In this dramatic history, Marguerite de Valois is the Katniss Everdeen figure — the beauteous, seemingly highminded, often hunted innocent. Her flighty reputation, the author believes, stems from Margot’s only surviving correspondence — love letters to Jacques de Harley, seigneur de Champvallon, which make her “look ridiculous.” Margot’s role as an important political figure in France, Ms. Goldstone notes, has consequently been overlooked. While the author puts forward an excellent case for Margot’s level head in matters of diplomacy, the evidence is still also great that her romantic heart frequently ruled her head to her detriment.
You’ll find no dense paragraphs seemingly designed to obscure the truth with scholarly interpretation in “The Rival Queens.” Ms. Goldstone outlines her story in clear prose. She sees her characters as utterly human and their reactions at least explainable, if extreme, under the circumstances.
The conversational asides are refreshing: Margot “was getting the hang” of the espionage game into which she was thrust. A legendary mistress is described as a “patrician bombshell.” However, the platitudes offered up from pop psychology are a little jarring. Do we need to be told that, “even among the most loving and well-adjusted siblings, family dynamics can be tricky”? Or that “there is nothing so hurtful as the realization that a parent loves one child more than another”? In the context of the Valois reign, lines like these come off as jokes.
Ms.
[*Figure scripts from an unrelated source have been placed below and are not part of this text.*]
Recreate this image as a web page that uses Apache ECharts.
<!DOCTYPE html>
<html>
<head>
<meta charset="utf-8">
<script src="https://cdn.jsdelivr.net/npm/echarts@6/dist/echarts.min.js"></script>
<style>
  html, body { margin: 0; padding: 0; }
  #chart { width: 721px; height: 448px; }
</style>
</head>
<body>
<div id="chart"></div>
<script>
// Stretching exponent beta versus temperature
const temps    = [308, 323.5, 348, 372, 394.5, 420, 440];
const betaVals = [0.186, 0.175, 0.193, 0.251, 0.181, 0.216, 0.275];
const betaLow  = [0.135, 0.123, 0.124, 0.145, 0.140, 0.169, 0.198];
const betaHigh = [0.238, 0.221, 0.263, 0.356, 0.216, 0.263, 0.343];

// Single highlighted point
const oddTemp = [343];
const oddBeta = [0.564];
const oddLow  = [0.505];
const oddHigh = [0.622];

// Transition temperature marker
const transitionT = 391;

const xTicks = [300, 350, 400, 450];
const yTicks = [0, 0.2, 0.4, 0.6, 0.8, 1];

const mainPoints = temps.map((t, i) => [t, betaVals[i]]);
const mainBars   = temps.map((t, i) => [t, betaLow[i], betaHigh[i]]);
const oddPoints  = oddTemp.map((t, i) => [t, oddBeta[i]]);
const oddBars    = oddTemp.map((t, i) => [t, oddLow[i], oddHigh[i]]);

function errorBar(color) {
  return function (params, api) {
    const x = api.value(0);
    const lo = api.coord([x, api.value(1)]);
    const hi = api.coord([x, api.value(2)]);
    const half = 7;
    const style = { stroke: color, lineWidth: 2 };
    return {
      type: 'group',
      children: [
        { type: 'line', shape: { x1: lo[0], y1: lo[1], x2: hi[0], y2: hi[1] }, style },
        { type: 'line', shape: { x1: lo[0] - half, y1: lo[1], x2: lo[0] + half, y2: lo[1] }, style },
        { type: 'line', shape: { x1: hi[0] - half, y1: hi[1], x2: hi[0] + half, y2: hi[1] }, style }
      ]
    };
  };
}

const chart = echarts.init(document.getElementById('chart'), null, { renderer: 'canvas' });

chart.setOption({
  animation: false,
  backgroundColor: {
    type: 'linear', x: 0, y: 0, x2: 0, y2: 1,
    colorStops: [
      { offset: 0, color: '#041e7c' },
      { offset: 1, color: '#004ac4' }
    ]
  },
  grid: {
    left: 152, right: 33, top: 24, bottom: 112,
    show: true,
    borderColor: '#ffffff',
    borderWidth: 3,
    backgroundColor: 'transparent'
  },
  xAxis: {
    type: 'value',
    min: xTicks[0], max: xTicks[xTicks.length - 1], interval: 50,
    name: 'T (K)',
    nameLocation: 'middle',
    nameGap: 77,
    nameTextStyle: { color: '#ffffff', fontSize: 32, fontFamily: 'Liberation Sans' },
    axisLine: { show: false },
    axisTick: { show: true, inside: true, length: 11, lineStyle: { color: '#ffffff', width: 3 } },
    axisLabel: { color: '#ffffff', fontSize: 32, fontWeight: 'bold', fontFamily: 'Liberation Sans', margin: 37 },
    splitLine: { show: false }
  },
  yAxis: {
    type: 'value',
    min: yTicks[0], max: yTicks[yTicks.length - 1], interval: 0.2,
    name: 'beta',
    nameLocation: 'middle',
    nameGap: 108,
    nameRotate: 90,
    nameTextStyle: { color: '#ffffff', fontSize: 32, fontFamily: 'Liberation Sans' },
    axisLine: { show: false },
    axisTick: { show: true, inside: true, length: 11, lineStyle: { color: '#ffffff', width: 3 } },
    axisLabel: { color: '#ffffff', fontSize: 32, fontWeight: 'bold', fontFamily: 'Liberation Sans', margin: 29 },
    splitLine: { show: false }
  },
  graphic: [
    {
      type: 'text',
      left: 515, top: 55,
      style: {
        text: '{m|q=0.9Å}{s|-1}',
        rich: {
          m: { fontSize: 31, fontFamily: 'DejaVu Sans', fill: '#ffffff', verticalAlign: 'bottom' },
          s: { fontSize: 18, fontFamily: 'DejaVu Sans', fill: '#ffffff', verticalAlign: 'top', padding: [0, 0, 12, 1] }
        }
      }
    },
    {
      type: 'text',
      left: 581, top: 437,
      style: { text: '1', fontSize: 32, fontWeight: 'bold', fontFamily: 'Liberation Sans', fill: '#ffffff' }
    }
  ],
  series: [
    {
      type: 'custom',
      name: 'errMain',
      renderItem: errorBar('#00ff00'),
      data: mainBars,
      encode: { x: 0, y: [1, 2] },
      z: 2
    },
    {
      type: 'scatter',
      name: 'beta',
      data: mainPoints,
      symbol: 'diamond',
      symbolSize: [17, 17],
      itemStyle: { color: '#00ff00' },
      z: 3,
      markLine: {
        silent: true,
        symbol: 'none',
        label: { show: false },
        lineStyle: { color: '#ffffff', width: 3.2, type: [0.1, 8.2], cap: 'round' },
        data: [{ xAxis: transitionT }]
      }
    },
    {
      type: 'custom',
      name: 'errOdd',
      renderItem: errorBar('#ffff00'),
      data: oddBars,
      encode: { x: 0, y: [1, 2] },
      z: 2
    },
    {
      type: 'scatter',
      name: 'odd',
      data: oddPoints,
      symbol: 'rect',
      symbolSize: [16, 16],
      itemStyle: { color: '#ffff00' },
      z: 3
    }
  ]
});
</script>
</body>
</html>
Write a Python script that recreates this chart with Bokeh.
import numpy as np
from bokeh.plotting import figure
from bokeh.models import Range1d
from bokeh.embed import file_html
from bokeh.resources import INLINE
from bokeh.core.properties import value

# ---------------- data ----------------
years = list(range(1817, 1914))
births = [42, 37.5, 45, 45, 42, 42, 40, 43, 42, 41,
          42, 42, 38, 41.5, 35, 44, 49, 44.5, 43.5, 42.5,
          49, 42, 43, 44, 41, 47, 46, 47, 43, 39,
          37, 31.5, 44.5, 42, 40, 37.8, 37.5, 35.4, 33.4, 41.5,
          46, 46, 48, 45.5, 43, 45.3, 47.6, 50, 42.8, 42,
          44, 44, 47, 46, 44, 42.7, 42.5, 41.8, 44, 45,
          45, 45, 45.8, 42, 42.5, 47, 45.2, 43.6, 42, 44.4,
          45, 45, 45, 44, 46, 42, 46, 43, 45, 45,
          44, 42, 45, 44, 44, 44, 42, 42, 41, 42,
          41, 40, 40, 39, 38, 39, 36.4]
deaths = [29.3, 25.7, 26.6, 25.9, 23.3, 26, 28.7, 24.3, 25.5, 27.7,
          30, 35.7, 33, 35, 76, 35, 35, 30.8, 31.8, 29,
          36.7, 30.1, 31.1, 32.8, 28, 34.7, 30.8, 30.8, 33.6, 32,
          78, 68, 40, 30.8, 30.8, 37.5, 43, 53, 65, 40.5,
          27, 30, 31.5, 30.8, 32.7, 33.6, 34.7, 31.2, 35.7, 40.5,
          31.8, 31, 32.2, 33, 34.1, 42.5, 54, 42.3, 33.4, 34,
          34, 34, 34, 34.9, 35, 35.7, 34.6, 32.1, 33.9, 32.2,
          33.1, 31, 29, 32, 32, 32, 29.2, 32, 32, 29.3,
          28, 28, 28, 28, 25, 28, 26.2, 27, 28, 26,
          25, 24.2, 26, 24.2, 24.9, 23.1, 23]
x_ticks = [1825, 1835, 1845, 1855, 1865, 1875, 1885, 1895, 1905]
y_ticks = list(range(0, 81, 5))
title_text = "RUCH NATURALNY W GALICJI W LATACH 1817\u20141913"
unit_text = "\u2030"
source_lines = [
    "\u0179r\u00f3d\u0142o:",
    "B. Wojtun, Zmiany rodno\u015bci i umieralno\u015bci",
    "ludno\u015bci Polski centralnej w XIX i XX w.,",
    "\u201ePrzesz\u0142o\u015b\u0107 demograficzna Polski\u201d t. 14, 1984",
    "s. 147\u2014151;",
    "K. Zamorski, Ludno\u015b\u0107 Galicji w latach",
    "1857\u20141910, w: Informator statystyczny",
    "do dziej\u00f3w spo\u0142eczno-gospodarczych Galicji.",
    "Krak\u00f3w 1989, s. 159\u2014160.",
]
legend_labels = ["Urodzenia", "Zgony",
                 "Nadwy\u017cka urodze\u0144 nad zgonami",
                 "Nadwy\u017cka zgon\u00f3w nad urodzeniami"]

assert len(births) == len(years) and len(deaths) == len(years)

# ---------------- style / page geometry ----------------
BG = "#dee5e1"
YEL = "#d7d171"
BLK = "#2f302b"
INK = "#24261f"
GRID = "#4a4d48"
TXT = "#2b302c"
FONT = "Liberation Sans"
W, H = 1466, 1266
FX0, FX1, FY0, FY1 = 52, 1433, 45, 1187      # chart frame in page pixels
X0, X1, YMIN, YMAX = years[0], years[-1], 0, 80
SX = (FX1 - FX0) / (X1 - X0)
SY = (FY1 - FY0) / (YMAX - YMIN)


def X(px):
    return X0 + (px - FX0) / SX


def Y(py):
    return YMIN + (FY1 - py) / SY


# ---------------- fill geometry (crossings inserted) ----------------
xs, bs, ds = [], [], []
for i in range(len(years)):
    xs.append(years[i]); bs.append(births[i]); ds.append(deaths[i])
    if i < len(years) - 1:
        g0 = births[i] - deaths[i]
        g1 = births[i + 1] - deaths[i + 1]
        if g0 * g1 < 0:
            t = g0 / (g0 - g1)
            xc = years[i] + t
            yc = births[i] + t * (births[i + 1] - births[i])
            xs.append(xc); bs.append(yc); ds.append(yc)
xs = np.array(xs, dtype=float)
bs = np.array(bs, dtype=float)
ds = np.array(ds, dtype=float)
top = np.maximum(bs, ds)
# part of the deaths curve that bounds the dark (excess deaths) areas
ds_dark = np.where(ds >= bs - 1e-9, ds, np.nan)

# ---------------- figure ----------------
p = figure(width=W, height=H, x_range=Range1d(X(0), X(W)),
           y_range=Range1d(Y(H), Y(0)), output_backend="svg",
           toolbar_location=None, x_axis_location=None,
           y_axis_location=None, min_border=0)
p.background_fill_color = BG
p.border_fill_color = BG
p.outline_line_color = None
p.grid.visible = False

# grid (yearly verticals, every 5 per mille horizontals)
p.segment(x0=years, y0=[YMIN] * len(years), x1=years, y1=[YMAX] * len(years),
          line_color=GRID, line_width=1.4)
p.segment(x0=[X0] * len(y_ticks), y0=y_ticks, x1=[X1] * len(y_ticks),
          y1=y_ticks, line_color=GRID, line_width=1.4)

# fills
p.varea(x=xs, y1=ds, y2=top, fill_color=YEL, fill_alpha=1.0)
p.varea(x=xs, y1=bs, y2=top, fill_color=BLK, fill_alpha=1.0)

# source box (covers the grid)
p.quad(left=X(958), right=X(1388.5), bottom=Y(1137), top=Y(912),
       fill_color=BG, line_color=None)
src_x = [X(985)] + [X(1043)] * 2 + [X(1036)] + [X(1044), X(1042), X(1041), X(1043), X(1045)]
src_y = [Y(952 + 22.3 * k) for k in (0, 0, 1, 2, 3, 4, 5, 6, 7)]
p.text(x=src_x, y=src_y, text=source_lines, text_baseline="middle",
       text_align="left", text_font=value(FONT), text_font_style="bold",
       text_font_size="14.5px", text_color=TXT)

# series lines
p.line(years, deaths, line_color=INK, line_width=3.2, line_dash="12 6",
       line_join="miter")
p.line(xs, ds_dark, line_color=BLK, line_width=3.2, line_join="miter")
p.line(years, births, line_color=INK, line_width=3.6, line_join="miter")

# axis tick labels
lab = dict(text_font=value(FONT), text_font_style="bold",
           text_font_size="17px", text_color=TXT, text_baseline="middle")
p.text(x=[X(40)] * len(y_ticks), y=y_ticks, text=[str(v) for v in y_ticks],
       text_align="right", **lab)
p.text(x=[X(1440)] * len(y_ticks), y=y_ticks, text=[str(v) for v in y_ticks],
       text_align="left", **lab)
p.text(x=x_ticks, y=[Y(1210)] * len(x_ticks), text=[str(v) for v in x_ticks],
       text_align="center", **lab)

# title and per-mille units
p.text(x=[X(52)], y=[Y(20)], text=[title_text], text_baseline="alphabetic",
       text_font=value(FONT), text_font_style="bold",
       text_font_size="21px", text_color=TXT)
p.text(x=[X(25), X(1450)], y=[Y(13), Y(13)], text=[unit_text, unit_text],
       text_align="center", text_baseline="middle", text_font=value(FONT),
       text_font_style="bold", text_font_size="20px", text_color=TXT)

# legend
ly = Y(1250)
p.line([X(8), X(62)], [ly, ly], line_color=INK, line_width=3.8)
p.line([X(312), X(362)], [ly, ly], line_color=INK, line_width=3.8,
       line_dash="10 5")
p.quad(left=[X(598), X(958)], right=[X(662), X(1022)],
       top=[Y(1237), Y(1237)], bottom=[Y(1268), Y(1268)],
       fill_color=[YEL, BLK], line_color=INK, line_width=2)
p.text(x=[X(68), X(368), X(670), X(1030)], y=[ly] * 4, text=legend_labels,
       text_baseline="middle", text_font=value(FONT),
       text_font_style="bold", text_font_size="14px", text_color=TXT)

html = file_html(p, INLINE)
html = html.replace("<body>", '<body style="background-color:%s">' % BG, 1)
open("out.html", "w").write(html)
Goldstone navigates the history with confidence, occasionally poking fun at its complications. In introducing the young Duke of Guise, another Henri, she adds, “to the despondency of many future historians.” Between Henry of Navarre, later Henry IV; Henri, the Duke of Guise, and Henri III of France, there’s no rest for the reader. But those who keep the story straight will be more than rewarded with enough romance, murder, torture, possible incest, and mayhem to launch a mini-series. Within the Valois family, betrayals are piled upon betrayals, twisted, bludgeoned, and occasionally served with heaping excrement. It’s apt, if sometimes overworked, that the author starts each chapter with a quote from Machiavelli.
The title “The Rival Queens” gives Marguerite more than her due. Margot was no match for the treacherous Catherine — but then who was? Even as kings, Margot’s brothers quaked in their mother’s presence. In the battle between mother and daughter, Catherine won hands down, stripping hedaughter of her husband, family fortune, and the French throne, to which Henry of Navarre ultimately rose as the first Bourbon king, Henry IV.
Still, Ms. Goldstone leaves her readers satisfied. Queen Margot found her happy ending in ceding power gracefully. “I have no ambition and I have no need of it,” she apparently wrote, “being who and what I am.”
Ellen T. White, former managing editor of the New York Public Library, is the author of “Simply Irresistible,” an exploration of the great romantic women of history. She lives in Springs.
Nancy Goldstone lives in Sagaponack.